The Growing Divestment Movement

The moral obligation and economic rationale for divesting from carbon are growing stronger and the imperative for change is growing in many sectors. This blog already featured an entry on the movement, coordinated by 360.org among Universities in Canada and overseas. 360.org is also taking their campaign to the foundations such as the Bill and Melinda Gates Foundation and the Wellcome Trust. They are collecting signatures, asking these two foundations to divest from the top 200 fossil fuel companies within five years and to immediately freeze any new investment in the same companies. On April 3, 2015, the campaign had over 171,000 signatures.

Religious institutions too, are reconsidering their investments in fossil fuels. The Church of England is currently debating whether to dump fossil fuels from its £6.1bn fund, spurred by a group of 17 bishops representing the Anglican Communion Environmental Network, a body that promotes environmental concerns within the 85 million-strong Anglican Communion. Former Archbishop Desmund Tutu has also called for divestment, likening the action required on climate change to that which was required during the anti-apartheid movement. “People of conscience need to break their ties with corporations financing the injustice of climate change,” he has said.

Cities are among those involved in the growing divestment movement too. Oslo city council recently decided to divest its municipal pension fund from all coal equities, following the lead of Seattle where last year the mayor committed the city to a complete divestment from fossil fuels. Minneapolis, Washington D.C. and New York also have active campaigns and are said to be making progress toward divestment. The City of Vancouver is considering it.

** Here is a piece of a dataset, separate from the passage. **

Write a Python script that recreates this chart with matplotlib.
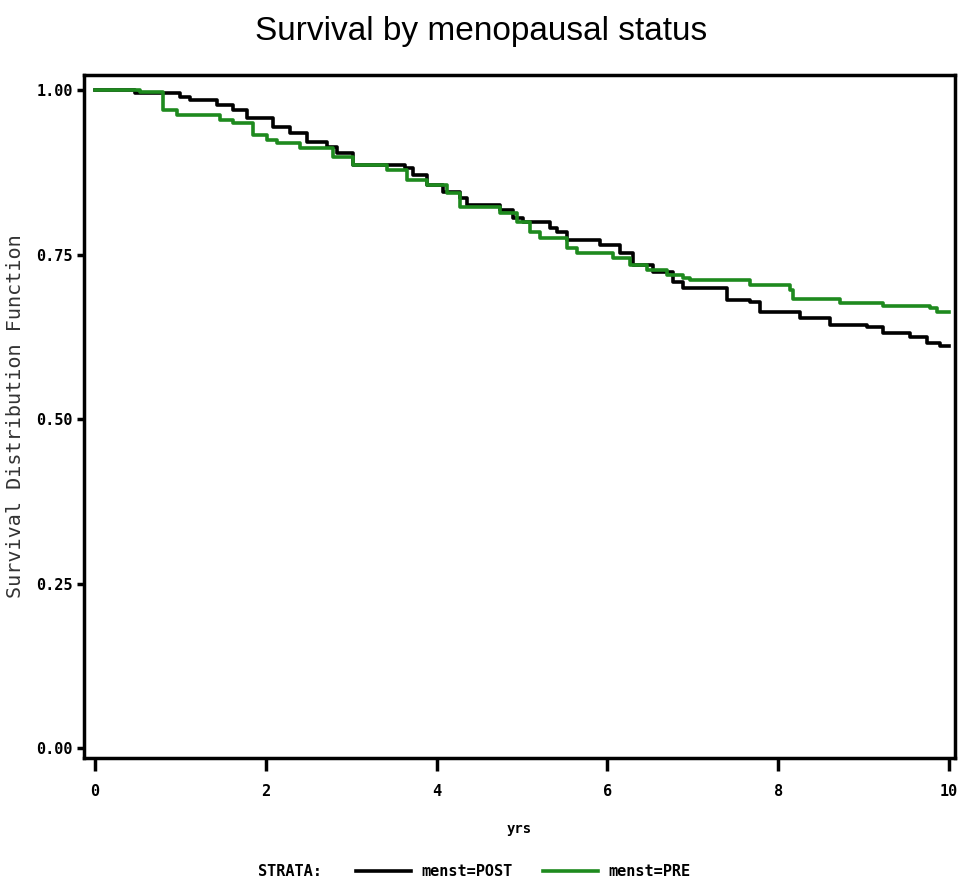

In this article, The Guardian’s Editor in Chief, Alan Rusbridger, articulates the moral imperative to divest from industries that are directly contributing to the climate crisis. His arguments are familiar, related to the short-sightedness of private companies and the profit motive that obscures concern for future generations. But, he goes a step further, urging pragmatic investors to think rationally about dropping their fossil fuel investments before the bottom falls out of the market. He suggests that the physical limitations of our environment will mean that fossil fuel extraction will have to stop at some point and that when it does, remaining investments in fossil fuels will be stranded assets.